De inmediato, los familiares pidieron tener acceso a todos los informes médicos de los doctores que habían visto a Blanca en sus últimas horas, pero los directores de la residencia alegaron que esos documentos se habían «perdido». «Nos dijeron que se los habían llevado los de la ambulancia. No tiene sentido», dice Jonathan. «De momento no hemos hecho nada a nivel judicial porque estamos esperando a poder recuperarlos».

A esto se unen las deficiencias en la atención a los mayores que los familiares denuncian que se dan en el centro. Jonathan asegura que en el edificio en el que residía su abuela viven alrededor de 90 usuarios, que en el turno de noche están atendidos por dos auxiliares de enfermería.
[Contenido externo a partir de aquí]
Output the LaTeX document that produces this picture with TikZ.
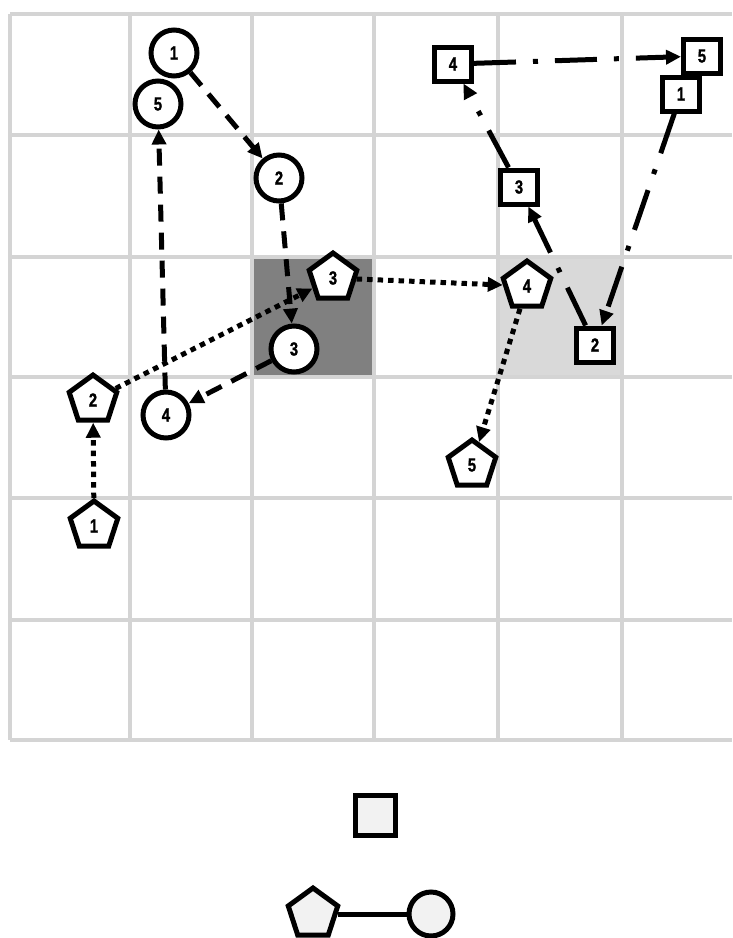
\documentclass[tikz,border=0pt]{standalone}
\usepackage{fontspec}
\setmainfont{Liberation Sans}[FakeStretch=0.78, BoldFeatures={FakeBold=1.2}]
\usetikzlibrary{arrows.meta,shapes.geometric}
\definecolor{gridc}{HTML}{D4D4D4}
\definecolor{darkcell}{HTML}{808080}
\definecolor{lightcell}{HTML}{D9D9D9}
\definecolor{legfill}{HTML}{F2F2F2}
\tikzset{
  lbl/.style={font=\bfseries\fontsize{19}{19}\selectfont},
  circ/.style={circle, draw, line width=5pt, fill=white, minimum size=46pt, inner sep=0pt, lbl},
  pent/.style={regular polygon, regular polygon sides=5, draw, line width=5pt, fill=white, minimum size=50pt, inner sep=0pt, lbl},
  sq/.style={rectangle, draw, line width=5pt, fill=white, minimum width=37pt, minimum height=34pt, inner sep=0pt, lbl},
  tip/.style={-{Triangle[length=15pt,width=14pt]}},
  cedge/.style={line width=5pt, dash pattern=on 17pt off 11pt, tip},
  pedge/.style={line width=5pt, dash pattern=on 5.5pt off 5pt, tip},
  sedge/.style={line width=5pt, dash pattern=on 42pt off 17pt on 5pt off 17pt, tip},
  gline/.style={draw=gridc, line width=3.2pt}
}
\begin{document}
\begin{tikzpicture}[x=1pt,y=-1pt]
\useasboundingbox (0,0) rectangle (732,938);
% highlighted cells
\fill[darkcell] (252,257) rectangle (374,377);
\fill[lightcell] (498,257) rectangle (622,377);
% grid
\foreach \x in {10,130,252,374,498,622} \draw[gline] (\x,14) -- (\x,740);
\foreach \y in {14,135,257,377,498,620,740} \draw[gline] (10,\y) -- (732,\y);
% circles
\node[circ] (c1) at (174,53) {1};
\node[circ] (c5) at (158,104) {5};
\node[circ] (c2) at (279,178) {2};
\node[circ] (c3) at (294,349) {3};
\node[circ] (c4) at (166,415) {4};
% pentagons
\node[pent] (p1) at (94,526) {1};
\node[pent] (p2) at (93,400) {2};
\node[pent] (p3) at (333,278) {3};
\node[pent] (p4) at (527,286) {4};
\node[pent] (p5) at (472,465) {5};
% squares
\node[sq] (s4) at (453,64) {4};
\node[sq] (s5) at (702,56) {5};
\node[sq] (s1) at (681,94) {1};
\node[sq] (s3) at (519,187) {3};
\node[sq] (s2) at (595,345) {2};
% edges
\draw[cedge] (c1) -- (c2);
\draw[cedge] (c2) -- (c3);
\draw[cedge] (c3) -- (c4);
\draw[cedge] (c4) -- (c5);
\draw[pedge] (p1) -- (p2);
\draw[pedge] (p2) -- (p3);
\draw[pedge] (p3) -- (p4);
\draw[pedge] (p4) -- (p5);
\draw[sedge] (s1) -- (s2);
\draw[sedge] (s2) -- (s3);
\draw[sedge] (s3) -- (s4);
\draw[sedge] (s4) -- (s5);
% legend
\node[sq, fill=legfill, minimum width=40pt, minimum height=40pt] (lsq) at (375,815) {};
\node[pent, fill=legfill, minimum size=52pt] (lpent) at (313,914) {};
\node[circ, fill=legfill, minimum size=44pt] (lcirc) at (431,914) {};
\draw[line width=5pt] (lpent) -- (lcirc);
\end{tikzpicture}
\end{document}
Era así antes de que el virus de Wuhan cruzase sus puertas y continuó siendo hasta el fallecimiento de Blanca: «Son dos para tres plantas, iban de un piso para otro con los riesgos que eso conlleva, especialmente para las personas mayores. No había ni un médico con tres pacientes graves».

Como otros familiares que han visto irse a un ser querido, no todos han podido despedirse. Al oír sus palabras, el dolor de Jonathan golpea: «Según el protocolo, solo acudimos tres a su sepelio. Ni siquiera pudimos verla, ni puedo saber si era ella la que estaba en ese ataúd». Él mismo cuenta que Blanca era fiel lectora de LA RAZÓN. Estas líneas son un homenaje a su memoria.